### Work instructions
Without the pictures, return each record as it appears.

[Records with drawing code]
——————————
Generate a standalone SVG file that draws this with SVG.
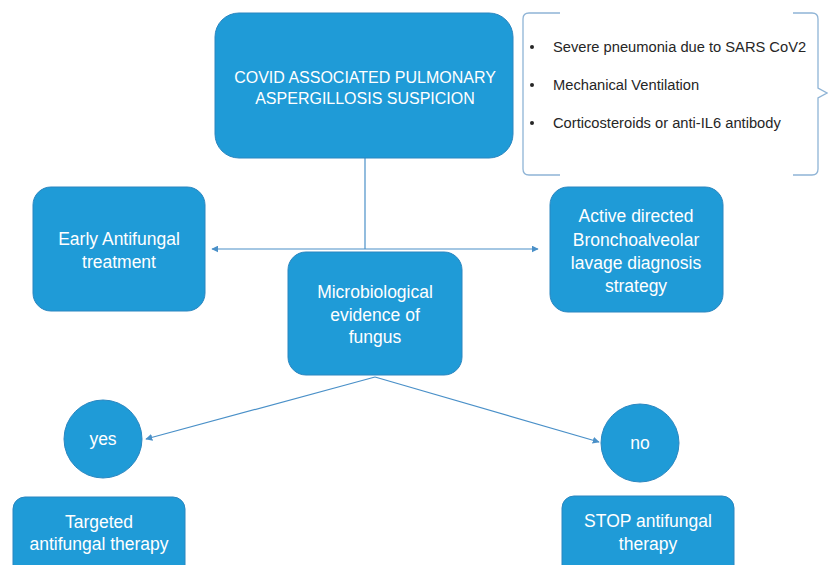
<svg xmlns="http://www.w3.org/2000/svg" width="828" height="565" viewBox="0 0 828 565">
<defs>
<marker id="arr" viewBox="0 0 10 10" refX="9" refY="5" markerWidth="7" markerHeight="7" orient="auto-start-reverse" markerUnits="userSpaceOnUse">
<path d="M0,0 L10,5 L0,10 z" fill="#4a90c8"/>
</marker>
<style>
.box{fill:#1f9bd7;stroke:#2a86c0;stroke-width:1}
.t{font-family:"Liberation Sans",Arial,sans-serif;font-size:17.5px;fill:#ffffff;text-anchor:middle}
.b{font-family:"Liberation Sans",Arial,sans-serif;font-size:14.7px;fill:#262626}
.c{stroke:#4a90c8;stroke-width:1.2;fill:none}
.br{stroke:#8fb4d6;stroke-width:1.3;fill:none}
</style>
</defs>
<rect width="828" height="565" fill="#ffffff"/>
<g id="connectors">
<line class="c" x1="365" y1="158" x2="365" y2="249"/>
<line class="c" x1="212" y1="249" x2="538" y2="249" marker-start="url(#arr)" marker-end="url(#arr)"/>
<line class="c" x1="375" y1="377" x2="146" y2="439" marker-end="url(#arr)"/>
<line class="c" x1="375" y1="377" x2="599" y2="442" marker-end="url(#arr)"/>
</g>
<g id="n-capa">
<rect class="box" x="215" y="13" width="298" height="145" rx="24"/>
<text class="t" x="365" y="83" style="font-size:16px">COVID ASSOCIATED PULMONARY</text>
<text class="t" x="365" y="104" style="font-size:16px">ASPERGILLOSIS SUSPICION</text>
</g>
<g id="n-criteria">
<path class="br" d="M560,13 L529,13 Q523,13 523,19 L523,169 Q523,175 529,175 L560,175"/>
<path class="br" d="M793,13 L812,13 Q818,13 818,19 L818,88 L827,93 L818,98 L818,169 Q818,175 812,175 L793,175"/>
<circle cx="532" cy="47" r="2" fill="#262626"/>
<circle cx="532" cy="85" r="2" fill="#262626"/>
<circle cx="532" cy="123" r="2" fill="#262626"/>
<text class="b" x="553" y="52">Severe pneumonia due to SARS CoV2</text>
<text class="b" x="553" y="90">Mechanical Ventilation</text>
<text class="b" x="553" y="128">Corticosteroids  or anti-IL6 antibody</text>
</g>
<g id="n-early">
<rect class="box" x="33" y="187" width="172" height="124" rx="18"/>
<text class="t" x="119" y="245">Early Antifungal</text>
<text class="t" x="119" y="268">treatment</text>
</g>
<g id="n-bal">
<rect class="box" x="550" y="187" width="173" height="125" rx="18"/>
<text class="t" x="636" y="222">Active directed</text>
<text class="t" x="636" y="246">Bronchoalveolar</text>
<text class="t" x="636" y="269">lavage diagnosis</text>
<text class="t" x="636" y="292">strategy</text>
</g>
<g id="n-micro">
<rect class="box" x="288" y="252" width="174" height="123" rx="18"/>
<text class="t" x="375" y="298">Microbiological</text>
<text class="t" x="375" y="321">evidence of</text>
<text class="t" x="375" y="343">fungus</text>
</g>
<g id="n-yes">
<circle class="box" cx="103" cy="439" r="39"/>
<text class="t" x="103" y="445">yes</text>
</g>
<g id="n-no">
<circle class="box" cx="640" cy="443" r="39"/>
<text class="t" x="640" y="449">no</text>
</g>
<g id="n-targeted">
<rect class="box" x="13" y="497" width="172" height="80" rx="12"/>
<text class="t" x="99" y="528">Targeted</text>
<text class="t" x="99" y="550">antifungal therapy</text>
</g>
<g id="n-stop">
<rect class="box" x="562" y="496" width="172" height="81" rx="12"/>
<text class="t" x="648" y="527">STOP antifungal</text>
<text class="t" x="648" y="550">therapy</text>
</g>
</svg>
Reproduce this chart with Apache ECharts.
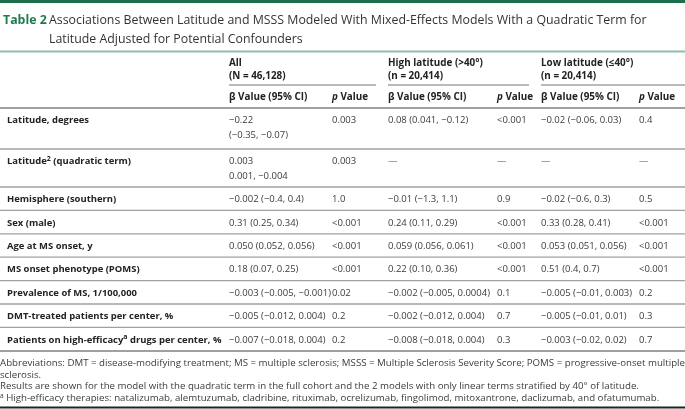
——————————
### Reply to the task
Generate a standalone SVG file that draws this with SVG.
<svg xmlns="http://www.w3.org/2000/svg" width="828" height="565" viewBox="0 0 828 565">
<defs>
<marker id="arr" viewBox="0 0 10 10" refX="9" refY="5" markerWidth="7" markerHeight="7" orient="auto-start-reverse" markerUnits="userSpaceOnUse">
<path d="M0,0 L10,5 L0,10 z" fill="#4a90c8"/>
</marker>
<style>
.box{fill:#1f9bd7;stroke:#2a86c0;stroke-width:1}
.t{font-family:"Liberation Sans",Arial,sans-serif;font-size:17.5px;fill:#ffffff;text-anchor:middle}
.b{font-family:"Liberation Sans",Arial,sans-serif;font-size:14.7px;fill:#262626}
.c{stroke:#4a90c8;stroke-width:1.2;fill:none}
.br{stroke:#8fb4d6;stroke-width:1.3;fill:none}
</style>
</defs>
<rect width="828" height="565" fill="#ffffff"/>
<g id="connectors">
<line class="c" x1="365" y1="158" x2="365" y2="249"/>
<line class="c" x1="212" y1="249" x2="538" y2="249" marker-start="url(#arr)" marker-end="url(#arr)"/>
<line class="c" x1="375" y1="377" x2="146" y2="439" marker-end="url(#arr)"/>
<line class="c" x1="375" y1="377" x2="599" y2="442" marker-end="url(#arr)"/>
</g>
<g id="n-capa">
<rect class="box" x="215" y="13" width="298" height="145" rx="24"/>
<text class="t" x="365" y="83" style="font-size:16px">COVID ASSOCIATED PULMONARY</text>
<text class="t" x="365" y="104" style="font-size:16px">ASPERGILLOSIS SUSPICION</text>
</g>
<g id="n-criteria">
<path class="br" d="M560,13 L529,13 Q523,13 523,19 L523,169 Q523,175 529,175 L560,175"/>
<path class="br" d="M793,13 L812,13 Q818,13 818,19 L818,88 L827,93 L818,98 L818,169 Q818,175 812,175 L793,175"/>
<circle cx="532" cy="47" r="2" fill="#262626"/>
<circle cx="532" cy="85" r="2" fill="#262626"/>
<circle cx="532" cy="123" r="2" fill="#262626"/>
<text class="b" x="553" y="52">Severe pneumonia due to SARS CoV2</text>
<text class="b" x="553" y="90">Mechanical Ventilation</text>
<text class="b" x="553" y="128">Corticosteroids  or anti-IL6 antibody</text>
</g>
<g id="n-early">
<rect class="box" x="33" y="187" width="172" height="124" rx="18"/>
<text class="t" x="119" y="245">Early Antifungal</text>
<text class="t" x="119" y="268">treatment</text>
</g>
<g id="n-bal">
<rect class="box" x="550" y="187" width="173" height="125" rx="18"/>
<text class="t" x="636" y="222">Active directed</text>
<text class="t" x="636" y="246">Bronchoalveolar</text>
<text class="t" x="636" y="269">lavage diagnosis</text>
<text class="t" x="636" y="292">strategy</text>
</g>
<g id="n-micro">
<rect class="box" x="288" y="252" width="174" height="123" rx="18"/>
<text class="t" x="375" y="298">Microbiological</text>
<text class="t" x="375" y="321">evidence of</text>
<text class="t" x="375" y="343">fungus</text>
</g>
<g id="n-yes">
<circle class="box" cx="103" cy="439" r="39"/>
<text class="t" x="103" y="445">yes</text>
</g>
<g id="n-no">
<circle class="box" cx="640" cy="443" r="39"/>
<text class="t" x="640" y="449">no</text>
</g>
<g id="n-targeted">
<rect class="box" x="13" y="497" width="172" height="80" rx="12"/>
<text class="t" x="99" y="528">Targeted</text>
<text class="t" x="99" y="550">antifungal therapy</text>
</g>
<g id="n-stop">
<rect class="box" x="562" y="496" width="172" height="81" rx="12"/>
<text class="t" x="648" y="527">STOP antifungal</text>
<text class="t" x="648" y="550">therapy</text>
</g>
</svg>
Reproduce this chart with Apache ECharts.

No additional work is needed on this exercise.